The case of Tomaso Moro v Insider AU [2023] FWC offers valuable insights for both employers and employees navigating the delicate balance between remote work flexibility and company policies.

The Case at a Glance

Tomaso Moro, a sales representative at e-commerce support firm Insider AU, found himself at the center of an unfair dismissal claim after being terminated for working from home on mandatory in-office days. The case brought before the FWC would prove to be a significant ruling on the intersection of workplace flexibility and dismissal procedures.

The FWC’s Ruling

In a decision that has caught the attention of employment law specialists and HR professionals alike, the FWC found in favor of Moro, deeming his dismissal unfair. The Commission’s ruling highlighted several critical points:

  1. The dismissal was predetermined, suggesting a lack of proper consideration or due process.
  2. It was deemed harsh, indicating the punishment did not fit the alleged infraction.
  3. The FWC found the dismissal to be unreasonable, questioning the validity of the employer’s decision-making process.
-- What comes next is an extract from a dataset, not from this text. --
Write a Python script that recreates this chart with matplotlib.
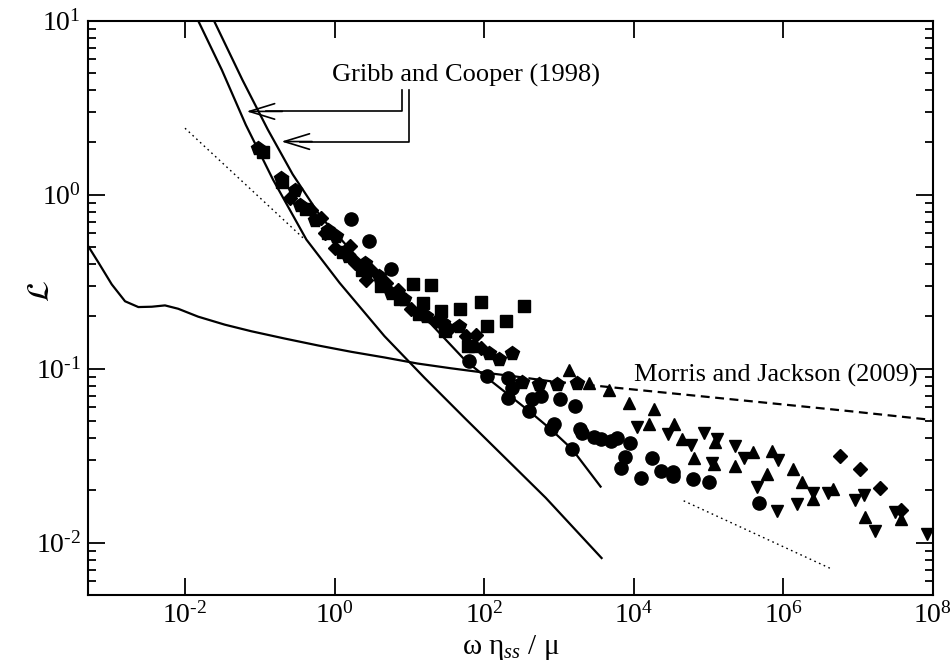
import numpy as np
import matplotlib.pyplot as plt
from matplotlib.ticker import FixedLocator, FuncFormatter, LogLocator, NullLocator

plt.rcParams['font.family'] = 'Liberation Serif'
plt.rcParams['mathtext.fontset'] = 'custom'
plt.rcParams['mathtext.rm'] = 'Liberation Serif'
plt.rcParams['mathtext.it'] = 'Liberation Serif:italic'
plt.rcParams['axes.unicode_minus'] = False
plt.rcParams['axes.linewidth'] = 1.5

# Morris and Jackson (2009): solid part, then dashed extension
mj_x = [5.1e-4, 7.0e-4, 1.05e-3, 1.58e-3, 2.38e-3, 3.6e-3, 5.4e-3, 8.1e-3,
        0.0150, 0.0341, 0.0774, 0.215, 0.598, 1.67, 4.64, 12.9, 36.0, 100, 251]
mj_y = [0.505, 0.406, 0.305, 0.244, 0.226, 0.227, 0.231, 0.221,
        0.199, 0.179, 0.164, 0.149, 0.136, 0.125, 0.116, 0.107, 0.1005, 0.0949, 0.0904]
mj_dash_x = [251, 736, 1.58e4, 3.41e5, 7.36e6, 9.4e7]
mj_dash_y = [0.0904, 0.0849, 0.0744, 0.0652, 0.0571, 0.0508]

# Gribb and Cooper (1998): two model curves
gc1_x = [0.0132, 0.0150, 0.0311, 0.065, 0.1504, 0.4197, 1.166, 4.64, 15.85, 57.0, 665, 3710]
gc1_y = [11.5, 10.0, 5.21, 2.52, 1.219, 0.552, 0.3113, 0.1538, 0.0888, 0.0512, 0.0181, 0.00816]
gc2_x = [0.0206, 0.0244, 0.0587, 0.1278, 0.275, 0.648, 1.97, 6.8, 19.6, 57.0, 398, 774, 1503, 3597]
gc2_y = [11.5, 10.0, 4.56, 2.37, 1.31, 0.75, 0.44, 0.266, 0.18, 0.1105, 0.0571, 0.0449, 0.0344, 0.0210]

# dotted reference slopes
dot1_x = [0.01, 0.378]
dot1_y = [2.41, 0.565]
dot2_x = [4.64e4, 4.4e6]
dot2_y = [0.0174, 0.00706]

# measurements
circ_x = [1.67, 2.87, 5.70, 63.1, 110.7, 211, 238, 211, 398, 441, 570, 1040, 1648, 774, 858,
          1503, 1923, 2008, 2929, 3597, 4887, 5984, 9035, 7745, 6650, 12670, 17540, 23100,
          33100, 33100, 61200, 1.0e5, 4.79e5]
circ_y = [0.726, 0.542, 0.373, 0.1106, 0.0907, 0.0888, 0.0778, 0.0682, 0.0571, 0.0673, 0.0697,
          0.0673, 0.0614, 0.0449, 0.0479, 0.0344, 0.0449, 0.0426, 0.0407, 0.0393, 0.0384, 0.0397,
          0.0372, 0.0310, 0.0267, 0.0235, 0.0305, 0.0257, 0.0255, 0.0242, 0.0232, 0.0223, 0.0170]

sq_x = [0.1107, 11.07, 19.45, 90.3, 341, 47.9, 26.5, 15.0, 194.5, 110.7,
        0.2, 0.41, 0.82, 1.3, 2.3, 4.2, 7.5, 13.6, 30.0, 60.0]
sq_y = [1.75, 0.305, 0.301, 0.241, 0.2286, 0.221, 0.214, 0.237, 0.1875, 0.177,
        1.18, 0.83, 0.60, 0.47, 0.37, 0.30, 0.25, 0.205, 0.165, 0.135]

pent_x = [0.0949, 0.1945, 0.293, 0.341, 0.541, 0.814, 1.054, 1.504, 2.512, 3.98, 5.70, 8.58,
          16.7, 27.8, 46.4, 69.9, 116.6, 158, 238, 324, 541, 949, 1754]
pent_y = [1.854, 1.247, 1.068, 0.876, 0.719, 0.630, 0.576, 0.4426, 0.4055, 0.34, 0.273, 0.250,
          0.200, 0.1834, 0.1754, 0.1349, 0.1235, 0.114, 0.1224, 0.0835, 0.0817, 0.0817, 0.0828]

diam_x = [0.251, 0.489, 0.665, 0.736, 1.0, 1.585, 1.848, 2.648, 3.083, 4.887, 6.98, 10.54,
          22.7, 34.1, 57.0, 77.5, 90.3, 5.70e6, 1.05e7, 1.95e7, 3.78e7]
diam_y = [0.957, 0.820, 0.735, 0.603, 0.4945, 0.505, 0.4055, 0.325, 0.3715, 0.311, 0.285, 0.219,
          0.1875, 0.168, 0.1537, 0.157, 0.132, 0.0315, 0.0264, 0.0205, 0.0154]

tri_x = [1380, 2495, 4710, 8710, 18490, 15850, 34150, 44100, 63100, 1.227e5, 1.166e5, 2.268e5,
         3.981e5, 5.984e5, 7.136e5, 1.36e6, 1.79e6, 2.51e6, 4.64e6, 1.23e7, 3.71e7]
tri_y = [0.0982, 0.083, 0.0753, 0.0632, 0.0584, 0.0479, 0.0479, 0.0396, 0.0308, 0.0379, 0.0282,
         0.0276, 0.033, 0.0248, 0.0337, 0.0264, 0.0222, 0.0178, 0.0203, 0.0141, 0.0136]

tdown_x = [11070, 28640, 58700, 85800, 1.29e5, 1.108e5, 2.268e5, 2.93e5, 4.406e5, 8.577e5,
           8.147e5, 1.50e6, 2.51e6, 3.98e6, 9.03e6, 1.20e7, 1.67e7, 3.08e7, 8.4e7]
tdown_y = [0.0464, 0.042, 0.0363, 0.0426, 0.0393, 0.0288, 0.0357, 0.0305, 0.0208, 0.0298,
           0.0152, 0.0167, 0.0194, 0.0192, 0.0177, 0.0188, 0.0117, 0.0151, 0.0112]


def pow10(v, pos):
    e = int(round(np.log10(v)))
    s = str(e).replace('-', r'\text{-}')
    return r'$\mathdefault{10^{%s}}$' % s


fig = plt.figure(figsize=(9.53, 6.61), dpi=100)
ax = fig.add_axes([0.092, 0.0998, 0.887, 0.8689])

ax.plot(mj_x, mj_y, color='black', lw=1.6)
ax.plot(mj_dash_x, mj_dash_y, color='black', lw=1.6, ls=(0, (4, 2.5)))
ax.plot(gc1_x, gc1_y, color='black', lw=1.6)
ax.plot(gc2_x, gc2_y, color='black', lw=1.6)
ax.plot(dot1_x, dot1_y, color='black', lw=1.0, ls=(0, (1.2, 2.5)))
ax.plot(dot2_x, dot2_y, color='black', lw=1.0, ls=(0, (1.2, 2.5)))

mk = dict(ls='none', color='black', mec='black', clip_on=False)
ax.plot(sq_x, sq_y, marker='s', ms=8.5, **mk)
ax.plot(pent_x, pent_y, marker='p', ms=10, **mk)
ax.plot(diam_x, diam_y, marker='D', ms=7, **mk)
ax.plot(circ_x, circ_y, marker='o', ms=9.5, **mk)
ax.plot(tri_x, tri_y, marker='^', ms=9, **mk)
ax.plot(tdown_x, tdown_y, marker='v', ms=9, **mk)

# annotations
ax.text(57.5, 4.87, 'Gribb and Cooper (1998)', fontsize=19, ha='center', va='center')
ax.plot([7.89, 7.89, 0.12], [4.0, 3.01, 3.01], color='black', lw=1.2)
ax.plot([9.8, 9.8, 0.35], [4.0, 2.02, 2.02], color='black', lw=1.2)
arrow = dict(arrowstyle='->,head_length=1.3,head_width=0.4', color='black', lw=1.2,
             shrinkA=0, shrinkB=0, mutation_scale=14)
ax.annotate('', xy=(0.0665, 3.01), xytext=(0.2, 3.01), arrowprops=arrow)
ax.annotate('', xy=(0.1945, 2.02), xytext=(0.5, 2.02), arrowprops=arrow)
ax.text(6.3e7, 0.0915, 'Morris and Jackson (2009)', fontsize=19, ha='right', va='center')

ax.set_xscale('log')
ax.set_yscale('log')
ax.set_xlim(5e-4, 1e8)
ax.set_ylim(5e-3, 10)

ax.xaxis.set_major_locator(FixedLocator([1e-2, 1, 1e2, 1e4, 1e6, 1e8]))
ax.xaxis.set_major_formatter(FuncFormatter(pow10))
ax.xaxis.set_minor_locator(NullLocator())
ax.yaxis.set_major_locator(FixedLocator([1e-2, 1e-1, 1, 10]))
ax.yaxis.set_major_formatter(FuncFormatter(pow10))
ax.yaxis.set_minor_locator(LogLocator(base=10, subs=np.arange(2, 10)))
ax.yaxis.set_minor_formatter(FuncFormatter(lambda v, pos: ''))
ax.tick_params(which='both', direction='in', top=True, right=True, labelsize=20, width=1.3)
ax.tick_params(which='major', length=12, pad=5)
ax.tick_params(which='minor', length=6)

ax.set_xlabel(r'ω η$_{ss}$ / μ', fontsize=21, labelpad=3)
ax.set_ylabel(r'$\mathcal{L}$', fontsize=22, math_fontfamily='stix')
ax.yaxis.set_label_coords(-0.037, 0.53)

fig.savefig('out.png', dpi=100)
As a result of these findings, Moro was awarded over $26,000 in compensation.

Implications for Employers

This case serves as a wake-up call for employers, particularly those grappling with hybrid work models. Key takeaways include:

  1. Clear Communication: Policies regarding in-office attendance must be clearly communicated and consistently enforced.
  2. Proportionate Response: Employers should ensure that disciplinary actions, including dismissal, are proportionate to the policy violation.
  3. Fair Process: Any dismissal process should be fair, transparent, and allow the employee an opportunity to respond to concerns.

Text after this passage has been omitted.